Search the listing below for "this". Copy each matching line.

Excerpted data>
/---
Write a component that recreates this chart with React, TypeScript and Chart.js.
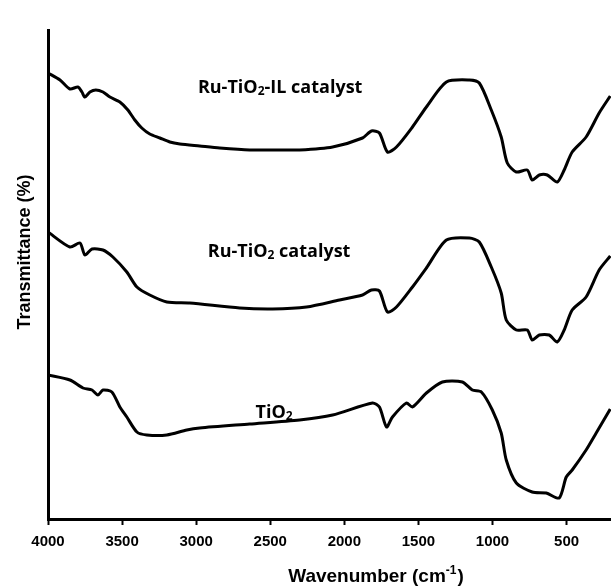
\---
/---
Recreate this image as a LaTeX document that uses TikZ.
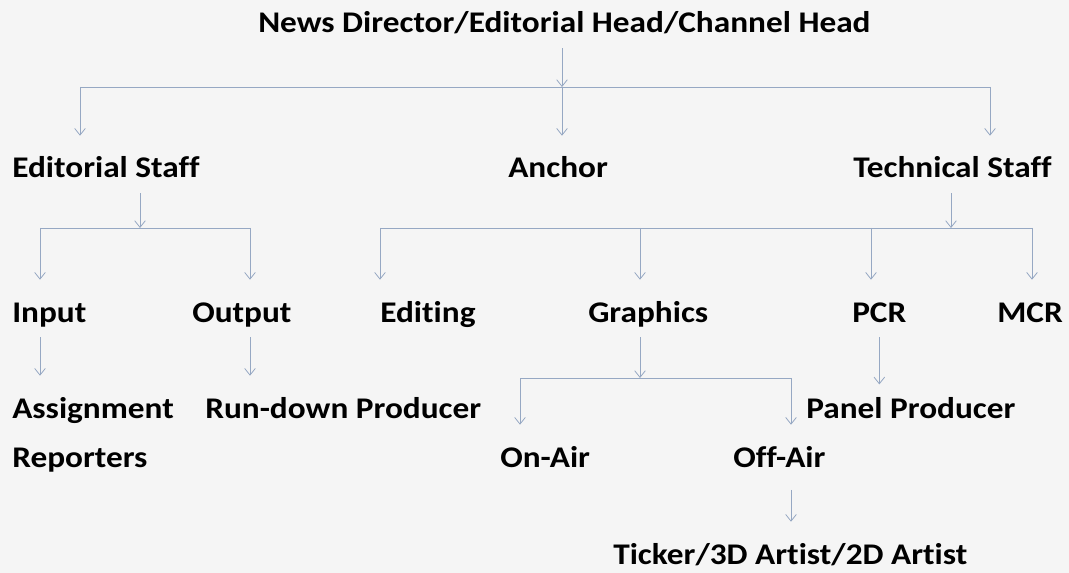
\---
/---
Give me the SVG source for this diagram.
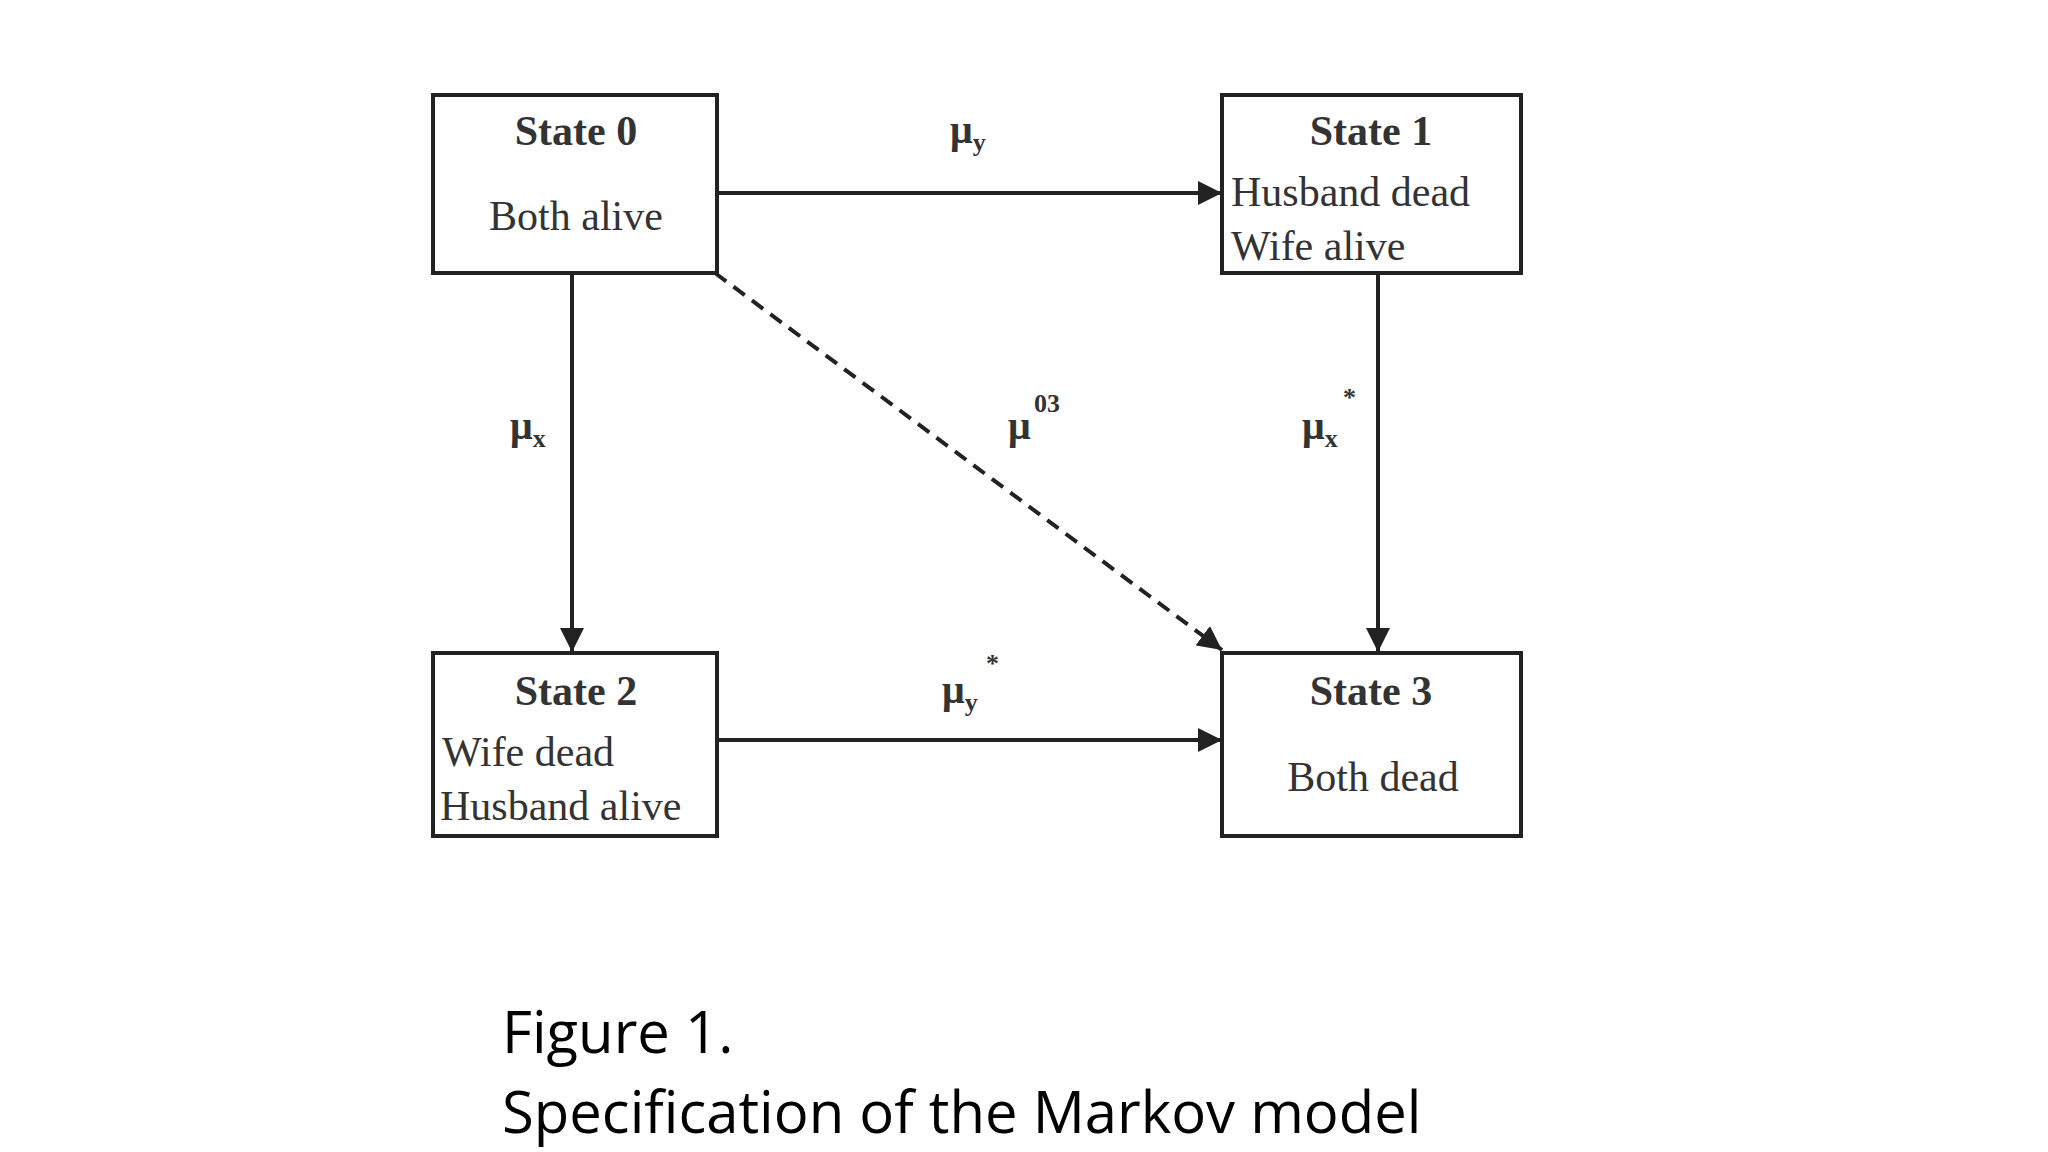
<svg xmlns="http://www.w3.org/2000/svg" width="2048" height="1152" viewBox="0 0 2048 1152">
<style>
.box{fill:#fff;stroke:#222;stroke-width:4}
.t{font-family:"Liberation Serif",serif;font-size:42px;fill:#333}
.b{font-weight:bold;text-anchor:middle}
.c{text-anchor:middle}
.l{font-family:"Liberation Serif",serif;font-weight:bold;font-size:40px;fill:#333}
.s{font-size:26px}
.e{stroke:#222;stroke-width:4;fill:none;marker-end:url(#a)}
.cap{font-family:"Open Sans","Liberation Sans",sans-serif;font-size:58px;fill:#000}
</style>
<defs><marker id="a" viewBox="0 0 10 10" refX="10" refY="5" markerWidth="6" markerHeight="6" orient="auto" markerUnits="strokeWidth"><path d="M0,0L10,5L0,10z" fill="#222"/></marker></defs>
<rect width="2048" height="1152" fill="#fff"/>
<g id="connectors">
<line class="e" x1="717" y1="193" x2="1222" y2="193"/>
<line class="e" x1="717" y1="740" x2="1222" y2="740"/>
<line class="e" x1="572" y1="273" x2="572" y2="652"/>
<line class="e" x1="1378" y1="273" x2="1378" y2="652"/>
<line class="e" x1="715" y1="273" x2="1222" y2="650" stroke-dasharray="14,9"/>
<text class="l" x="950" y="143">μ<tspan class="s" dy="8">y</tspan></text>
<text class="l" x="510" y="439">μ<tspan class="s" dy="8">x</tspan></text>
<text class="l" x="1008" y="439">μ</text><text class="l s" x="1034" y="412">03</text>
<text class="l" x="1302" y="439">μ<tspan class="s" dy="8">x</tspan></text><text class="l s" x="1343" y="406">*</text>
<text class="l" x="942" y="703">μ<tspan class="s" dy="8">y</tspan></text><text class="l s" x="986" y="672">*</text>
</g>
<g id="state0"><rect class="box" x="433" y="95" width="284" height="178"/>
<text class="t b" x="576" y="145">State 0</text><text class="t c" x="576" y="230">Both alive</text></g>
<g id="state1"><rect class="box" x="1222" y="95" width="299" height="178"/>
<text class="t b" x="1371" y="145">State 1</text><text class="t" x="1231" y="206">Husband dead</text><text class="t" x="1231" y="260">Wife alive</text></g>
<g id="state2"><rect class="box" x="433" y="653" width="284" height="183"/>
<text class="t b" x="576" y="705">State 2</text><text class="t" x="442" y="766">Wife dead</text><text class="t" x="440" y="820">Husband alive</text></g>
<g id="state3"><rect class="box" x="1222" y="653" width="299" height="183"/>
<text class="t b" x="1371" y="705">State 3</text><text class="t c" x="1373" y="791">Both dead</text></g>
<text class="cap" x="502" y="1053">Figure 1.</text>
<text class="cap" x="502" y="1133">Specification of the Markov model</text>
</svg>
\---
Task output>
Write a component that recreates this chart with React, TypeScript and Chart.js.
Recreate this image as a LaTeX document that uses TikZ.
Give me the SVG source for this diagram.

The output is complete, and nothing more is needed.